In the entries below, find the line with "Output the component" and the line with "const yTicks = [0, 100, 200, 300, 400, 500, 600];", then retype both and everything between them exactly. Do not copy the pictures.

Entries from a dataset
####################
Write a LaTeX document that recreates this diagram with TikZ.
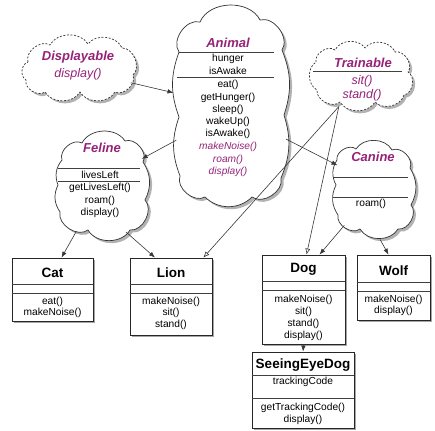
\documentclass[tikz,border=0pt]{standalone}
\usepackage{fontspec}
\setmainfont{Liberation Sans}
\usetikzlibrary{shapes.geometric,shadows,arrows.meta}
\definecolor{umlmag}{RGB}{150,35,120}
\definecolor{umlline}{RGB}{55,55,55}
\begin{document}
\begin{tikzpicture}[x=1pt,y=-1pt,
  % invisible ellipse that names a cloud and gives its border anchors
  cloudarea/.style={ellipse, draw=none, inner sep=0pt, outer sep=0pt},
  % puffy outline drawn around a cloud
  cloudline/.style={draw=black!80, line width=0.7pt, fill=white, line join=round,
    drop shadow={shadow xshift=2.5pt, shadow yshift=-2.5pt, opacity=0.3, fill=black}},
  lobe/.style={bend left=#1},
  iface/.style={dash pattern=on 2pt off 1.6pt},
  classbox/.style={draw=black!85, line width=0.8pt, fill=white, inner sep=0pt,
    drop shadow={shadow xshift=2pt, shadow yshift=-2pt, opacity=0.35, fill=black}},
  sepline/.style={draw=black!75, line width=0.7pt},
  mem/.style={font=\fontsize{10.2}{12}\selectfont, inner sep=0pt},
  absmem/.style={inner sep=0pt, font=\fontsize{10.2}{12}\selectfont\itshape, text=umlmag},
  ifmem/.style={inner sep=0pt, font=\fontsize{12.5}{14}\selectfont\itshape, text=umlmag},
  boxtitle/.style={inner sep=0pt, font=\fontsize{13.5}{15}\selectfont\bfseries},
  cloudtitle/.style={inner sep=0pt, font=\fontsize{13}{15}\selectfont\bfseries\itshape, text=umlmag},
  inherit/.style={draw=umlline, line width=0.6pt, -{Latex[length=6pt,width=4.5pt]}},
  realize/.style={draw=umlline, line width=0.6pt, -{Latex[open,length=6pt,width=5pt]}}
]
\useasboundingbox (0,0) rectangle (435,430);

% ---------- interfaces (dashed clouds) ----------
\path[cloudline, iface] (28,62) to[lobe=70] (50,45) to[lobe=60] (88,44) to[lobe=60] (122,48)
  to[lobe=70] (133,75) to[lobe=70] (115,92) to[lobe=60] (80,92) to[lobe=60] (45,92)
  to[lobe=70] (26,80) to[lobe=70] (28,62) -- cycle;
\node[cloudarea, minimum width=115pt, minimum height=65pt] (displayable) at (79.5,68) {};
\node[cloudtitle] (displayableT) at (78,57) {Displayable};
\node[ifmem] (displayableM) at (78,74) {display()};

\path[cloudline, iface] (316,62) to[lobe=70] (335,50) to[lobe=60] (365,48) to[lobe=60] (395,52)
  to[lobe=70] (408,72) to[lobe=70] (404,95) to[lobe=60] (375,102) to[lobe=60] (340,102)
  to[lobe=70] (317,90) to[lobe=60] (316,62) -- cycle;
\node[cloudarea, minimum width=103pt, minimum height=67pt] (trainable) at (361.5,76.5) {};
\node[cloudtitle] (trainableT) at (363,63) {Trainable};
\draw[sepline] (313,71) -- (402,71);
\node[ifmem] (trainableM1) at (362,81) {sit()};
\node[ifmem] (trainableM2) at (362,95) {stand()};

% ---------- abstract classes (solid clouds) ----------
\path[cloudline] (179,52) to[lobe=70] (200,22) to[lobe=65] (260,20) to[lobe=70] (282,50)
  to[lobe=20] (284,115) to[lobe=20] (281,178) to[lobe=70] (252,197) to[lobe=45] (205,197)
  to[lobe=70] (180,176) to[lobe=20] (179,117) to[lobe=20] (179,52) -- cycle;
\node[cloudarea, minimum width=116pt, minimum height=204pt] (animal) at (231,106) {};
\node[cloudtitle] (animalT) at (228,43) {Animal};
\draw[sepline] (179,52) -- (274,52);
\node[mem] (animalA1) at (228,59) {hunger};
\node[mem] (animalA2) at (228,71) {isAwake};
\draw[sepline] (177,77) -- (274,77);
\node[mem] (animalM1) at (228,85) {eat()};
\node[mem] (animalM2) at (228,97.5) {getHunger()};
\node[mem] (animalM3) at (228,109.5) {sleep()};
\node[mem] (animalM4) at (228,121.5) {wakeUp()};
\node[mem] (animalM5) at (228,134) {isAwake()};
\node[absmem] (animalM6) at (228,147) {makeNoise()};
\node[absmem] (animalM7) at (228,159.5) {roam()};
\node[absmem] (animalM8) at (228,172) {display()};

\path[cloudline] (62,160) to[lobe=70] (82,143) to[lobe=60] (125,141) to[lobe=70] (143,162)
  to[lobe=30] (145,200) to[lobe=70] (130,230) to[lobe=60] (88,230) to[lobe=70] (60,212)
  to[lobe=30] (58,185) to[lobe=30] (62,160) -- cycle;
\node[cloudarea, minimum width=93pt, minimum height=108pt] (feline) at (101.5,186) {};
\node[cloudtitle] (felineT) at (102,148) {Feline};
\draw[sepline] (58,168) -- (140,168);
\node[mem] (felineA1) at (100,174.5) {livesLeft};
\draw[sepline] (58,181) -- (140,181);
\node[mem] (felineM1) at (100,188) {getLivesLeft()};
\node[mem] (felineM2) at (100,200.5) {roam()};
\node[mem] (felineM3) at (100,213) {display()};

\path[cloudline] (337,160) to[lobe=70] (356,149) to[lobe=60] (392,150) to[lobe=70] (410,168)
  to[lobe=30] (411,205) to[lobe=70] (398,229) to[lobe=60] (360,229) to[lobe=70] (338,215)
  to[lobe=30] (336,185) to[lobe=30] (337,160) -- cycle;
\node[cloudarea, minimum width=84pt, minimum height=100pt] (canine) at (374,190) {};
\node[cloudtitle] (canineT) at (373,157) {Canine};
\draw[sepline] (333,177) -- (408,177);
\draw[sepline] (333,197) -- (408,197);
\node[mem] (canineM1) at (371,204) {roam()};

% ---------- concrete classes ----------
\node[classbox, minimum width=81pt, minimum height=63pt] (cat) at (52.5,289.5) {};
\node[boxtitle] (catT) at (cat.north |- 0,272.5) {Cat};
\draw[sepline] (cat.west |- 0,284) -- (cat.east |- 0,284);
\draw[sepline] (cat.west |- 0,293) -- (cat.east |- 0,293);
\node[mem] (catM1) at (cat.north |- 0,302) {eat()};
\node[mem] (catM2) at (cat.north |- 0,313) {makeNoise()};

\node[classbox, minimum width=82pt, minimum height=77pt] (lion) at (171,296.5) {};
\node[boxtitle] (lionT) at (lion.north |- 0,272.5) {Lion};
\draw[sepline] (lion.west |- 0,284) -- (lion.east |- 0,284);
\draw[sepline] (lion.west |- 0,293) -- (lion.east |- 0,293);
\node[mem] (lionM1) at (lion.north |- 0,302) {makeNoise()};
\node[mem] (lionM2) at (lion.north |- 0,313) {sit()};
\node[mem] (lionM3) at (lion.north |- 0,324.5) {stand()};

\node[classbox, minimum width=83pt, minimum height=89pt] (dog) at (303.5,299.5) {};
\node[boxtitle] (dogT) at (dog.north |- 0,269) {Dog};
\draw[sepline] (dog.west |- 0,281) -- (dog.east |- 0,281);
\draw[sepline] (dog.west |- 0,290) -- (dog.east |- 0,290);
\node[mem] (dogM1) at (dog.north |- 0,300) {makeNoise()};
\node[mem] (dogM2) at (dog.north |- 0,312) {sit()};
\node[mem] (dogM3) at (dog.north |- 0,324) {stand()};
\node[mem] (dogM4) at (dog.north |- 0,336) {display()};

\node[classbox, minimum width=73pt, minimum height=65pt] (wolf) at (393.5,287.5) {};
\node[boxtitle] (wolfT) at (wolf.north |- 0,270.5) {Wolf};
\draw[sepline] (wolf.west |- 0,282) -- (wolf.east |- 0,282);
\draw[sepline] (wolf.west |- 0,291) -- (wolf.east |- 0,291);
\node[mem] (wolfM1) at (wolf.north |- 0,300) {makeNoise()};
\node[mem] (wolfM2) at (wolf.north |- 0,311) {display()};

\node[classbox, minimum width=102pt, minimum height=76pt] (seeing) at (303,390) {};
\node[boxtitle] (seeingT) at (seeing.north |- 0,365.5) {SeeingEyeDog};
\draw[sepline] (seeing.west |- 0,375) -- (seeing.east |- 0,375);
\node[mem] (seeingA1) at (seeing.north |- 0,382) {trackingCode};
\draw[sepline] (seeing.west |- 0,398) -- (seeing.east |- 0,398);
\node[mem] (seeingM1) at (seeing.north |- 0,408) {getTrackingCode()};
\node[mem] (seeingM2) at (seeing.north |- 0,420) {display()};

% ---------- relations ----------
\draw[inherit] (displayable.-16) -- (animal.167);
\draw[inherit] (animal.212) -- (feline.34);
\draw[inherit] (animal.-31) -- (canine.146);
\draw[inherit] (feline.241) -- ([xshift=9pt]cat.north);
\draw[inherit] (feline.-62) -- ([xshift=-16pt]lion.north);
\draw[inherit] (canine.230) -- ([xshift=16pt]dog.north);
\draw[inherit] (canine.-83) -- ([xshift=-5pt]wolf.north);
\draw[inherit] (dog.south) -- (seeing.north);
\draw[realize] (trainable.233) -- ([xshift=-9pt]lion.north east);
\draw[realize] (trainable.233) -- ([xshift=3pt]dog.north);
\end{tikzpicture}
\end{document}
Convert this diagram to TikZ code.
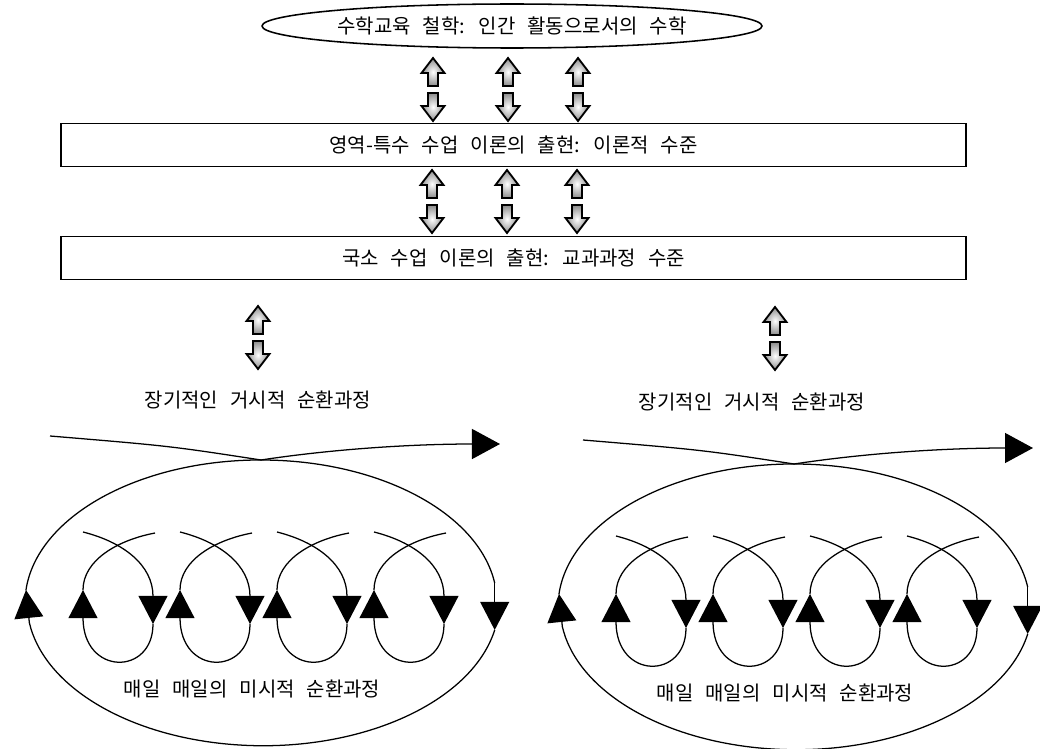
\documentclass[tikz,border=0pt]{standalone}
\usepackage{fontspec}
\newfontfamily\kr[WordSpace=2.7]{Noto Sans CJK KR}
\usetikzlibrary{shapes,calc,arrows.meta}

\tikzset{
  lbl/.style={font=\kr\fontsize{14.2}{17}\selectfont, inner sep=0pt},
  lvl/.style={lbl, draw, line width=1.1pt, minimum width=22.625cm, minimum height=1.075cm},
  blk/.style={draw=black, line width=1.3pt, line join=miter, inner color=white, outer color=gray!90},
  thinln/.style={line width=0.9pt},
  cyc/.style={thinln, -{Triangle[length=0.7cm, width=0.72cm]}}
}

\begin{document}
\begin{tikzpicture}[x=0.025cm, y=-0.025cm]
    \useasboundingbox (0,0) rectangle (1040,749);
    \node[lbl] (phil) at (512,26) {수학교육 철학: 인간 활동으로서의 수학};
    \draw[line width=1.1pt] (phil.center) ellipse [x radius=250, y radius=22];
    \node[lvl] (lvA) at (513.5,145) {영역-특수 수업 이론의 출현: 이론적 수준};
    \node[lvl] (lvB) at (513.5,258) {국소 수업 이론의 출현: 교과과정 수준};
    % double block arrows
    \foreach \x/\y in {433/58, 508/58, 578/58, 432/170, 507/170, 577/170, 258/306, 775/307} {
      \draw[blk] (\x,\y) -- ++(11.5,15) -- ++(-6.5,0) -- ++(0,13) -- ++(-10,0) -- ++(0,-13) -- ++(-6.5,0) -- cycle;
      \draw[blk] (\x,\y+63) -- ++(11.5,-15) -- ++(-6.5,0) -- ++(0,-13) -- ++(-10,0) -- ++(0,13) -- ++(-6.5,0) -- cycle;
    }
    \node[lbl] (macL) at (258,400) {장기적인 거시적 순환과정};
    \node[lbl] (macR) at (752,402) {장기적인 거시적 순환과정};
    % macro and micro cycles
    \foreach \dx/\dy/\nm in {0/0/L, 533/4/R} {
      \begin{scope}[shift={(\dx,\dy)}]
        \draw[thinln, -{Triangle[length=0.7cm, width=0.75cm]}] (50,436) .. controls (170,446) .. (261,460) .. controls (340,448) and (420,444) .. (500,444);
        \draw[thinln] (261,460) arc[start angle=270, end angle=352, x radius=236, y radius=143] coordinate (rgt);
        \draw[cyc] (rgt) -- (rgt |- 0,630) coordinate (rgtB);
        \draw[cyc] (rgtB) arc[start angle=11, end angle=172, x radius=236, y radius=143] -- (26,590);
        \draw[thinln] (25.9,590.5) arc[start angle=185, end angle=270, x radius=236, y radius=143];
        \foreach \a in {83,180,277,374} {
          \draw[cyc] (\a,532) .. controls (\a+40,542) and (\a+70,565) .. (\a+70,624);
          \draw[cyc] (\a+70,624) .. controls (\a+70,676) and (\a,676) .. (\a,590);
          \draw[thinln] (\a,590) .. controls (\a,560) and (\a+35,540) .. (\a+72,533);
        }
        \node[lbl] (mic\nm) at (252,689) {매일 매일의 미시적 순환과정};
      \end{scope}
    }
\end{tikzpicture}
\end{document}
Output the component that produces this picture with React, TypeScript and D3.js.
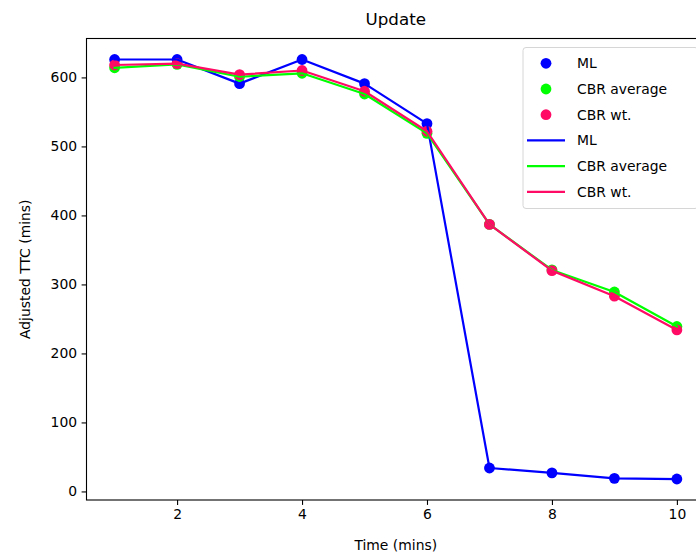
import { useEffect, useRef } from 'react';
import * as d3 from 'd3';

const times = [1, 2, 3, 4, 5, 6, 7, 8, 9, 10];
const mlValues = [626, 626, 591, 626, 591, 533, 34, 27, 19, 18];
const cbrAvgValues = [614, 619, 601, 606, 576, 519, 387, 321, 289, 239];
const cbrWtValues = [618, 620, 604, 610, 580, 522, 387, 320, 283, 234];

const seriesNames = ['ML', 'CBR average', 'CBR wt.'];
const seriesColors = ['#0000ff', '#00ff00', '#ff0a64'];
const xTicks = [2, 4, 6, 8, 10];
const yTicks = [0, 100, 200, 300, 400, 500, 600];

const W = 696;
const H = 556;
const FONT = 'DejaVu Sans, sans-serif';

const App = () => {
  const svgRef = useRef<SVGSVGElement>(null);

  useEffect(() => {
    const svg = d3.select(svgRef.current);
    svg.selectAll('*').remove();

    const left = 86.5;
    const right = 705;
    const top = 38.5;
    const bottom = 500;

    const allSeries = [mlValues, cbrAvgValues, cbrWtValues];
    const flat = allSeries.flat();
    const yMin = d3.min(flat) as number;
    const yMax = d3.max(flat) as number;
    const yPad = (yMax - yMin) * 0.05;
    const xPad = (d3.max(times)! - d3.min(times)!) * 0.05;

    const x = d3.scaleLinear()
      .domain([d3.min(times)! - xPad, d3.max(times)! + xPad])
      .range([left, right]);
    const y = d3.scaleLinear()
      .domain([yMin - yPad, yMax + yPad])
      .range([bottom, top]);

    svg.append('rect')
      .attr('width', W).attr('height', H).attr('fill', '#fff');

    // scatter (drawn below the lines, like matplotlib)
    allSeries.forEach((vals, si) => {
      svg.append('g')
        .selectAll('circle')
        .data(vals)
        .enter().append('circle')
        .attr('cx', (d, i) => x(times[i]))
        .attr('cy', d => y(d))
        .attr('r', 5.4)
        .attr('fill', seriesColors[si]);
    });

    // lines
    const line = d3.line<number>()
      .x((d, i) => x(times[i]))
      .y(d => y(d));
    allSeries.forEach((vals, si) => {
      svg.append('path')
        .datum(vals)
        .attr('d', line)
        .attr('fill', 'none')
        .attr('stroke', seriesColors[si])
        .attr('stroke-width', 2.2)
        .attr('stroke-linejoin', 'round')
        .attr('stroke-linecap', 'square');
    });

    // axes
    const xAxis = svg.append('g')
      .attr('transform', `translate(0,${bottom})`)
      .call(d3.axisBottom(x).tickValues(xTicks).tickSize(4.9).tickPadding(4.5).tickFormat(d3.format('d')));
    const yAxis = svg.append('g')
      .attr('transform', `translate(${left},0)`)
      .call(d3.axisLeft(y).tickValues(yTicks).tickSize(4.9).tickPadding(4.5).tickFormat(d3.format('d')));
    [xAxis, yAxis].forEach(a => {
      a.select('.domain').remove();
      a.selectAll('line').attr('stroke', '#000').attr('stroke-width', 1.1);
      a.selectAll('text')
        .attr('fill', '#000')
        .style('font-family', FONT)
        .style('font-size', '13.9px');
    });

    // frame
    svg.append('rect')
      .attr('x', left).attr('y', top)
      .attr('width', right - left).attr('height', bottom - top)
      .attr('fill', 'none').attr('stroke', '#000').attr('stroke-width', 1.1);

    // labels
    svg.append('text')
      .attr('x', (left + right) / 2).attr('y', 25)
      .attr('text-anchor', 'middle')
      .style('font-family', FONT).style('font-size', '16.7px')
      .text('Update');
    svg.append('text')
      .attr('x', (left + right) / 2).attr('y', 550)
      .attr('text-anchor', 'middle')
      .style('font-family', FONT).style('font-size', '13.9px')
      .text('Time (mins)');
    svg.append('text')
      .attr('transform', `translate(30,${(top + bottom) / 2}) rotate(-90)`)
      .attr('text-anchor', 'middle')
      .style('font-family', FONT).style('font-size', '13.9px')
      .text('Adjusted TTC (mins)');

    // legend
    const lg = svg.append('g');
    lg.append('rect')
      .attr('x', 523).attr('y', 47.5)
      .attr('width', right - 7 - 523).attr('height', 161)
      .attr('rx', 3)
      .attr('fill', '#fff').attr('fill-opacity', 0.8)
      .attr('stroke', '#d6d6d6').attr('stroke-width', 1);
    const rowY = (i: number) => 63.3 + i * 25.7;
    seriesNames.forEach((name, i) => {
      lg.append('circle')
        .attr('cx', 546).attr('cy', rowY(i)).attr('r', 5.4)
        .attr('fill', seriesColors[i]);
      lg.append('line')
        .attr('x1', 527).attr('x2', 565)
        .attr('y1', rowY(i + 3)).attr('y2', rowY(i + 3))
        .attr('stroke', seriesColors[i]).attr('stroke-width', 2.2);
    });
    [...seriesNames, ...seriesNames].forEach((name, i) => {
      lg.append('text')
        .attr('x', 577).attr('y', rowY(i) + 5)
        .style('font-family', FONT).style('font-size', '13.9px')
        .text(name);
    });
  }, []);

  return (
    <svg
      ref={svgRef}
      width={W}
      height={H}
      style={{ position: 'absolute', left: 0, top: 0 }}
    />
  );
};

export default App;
####################
Solved exercise:
Output the component that produces this picture with React, TypeScript and D3.js.
import { useEffect, useRef } from 'react';
import * as d3 from 'd3';

const times = [1, 2, 3, 4, 5, 6, 7, 8, 9, 10];
const mlValues = [626, 626, 591, 626, 591, 533, 34, 27, 19, 18];
const cbrAvgValues = [614, 619, 601, 606, 576, 519, 387, 321, 289, 239];
const cbrWtValues = [618, 620, 604, 610, 580, 522, 387, 320, 283, 234];

const seriesNames = ['ML', 'CBR average', 'CBR wt.'];
const seriesColors = ['#0000ff', '#00ff00', '#ff0a64'];
const xTicks = [2, 4, 6, 8, 10];
const yTicks = [0, 100, 200, 300, 400, 500, 600];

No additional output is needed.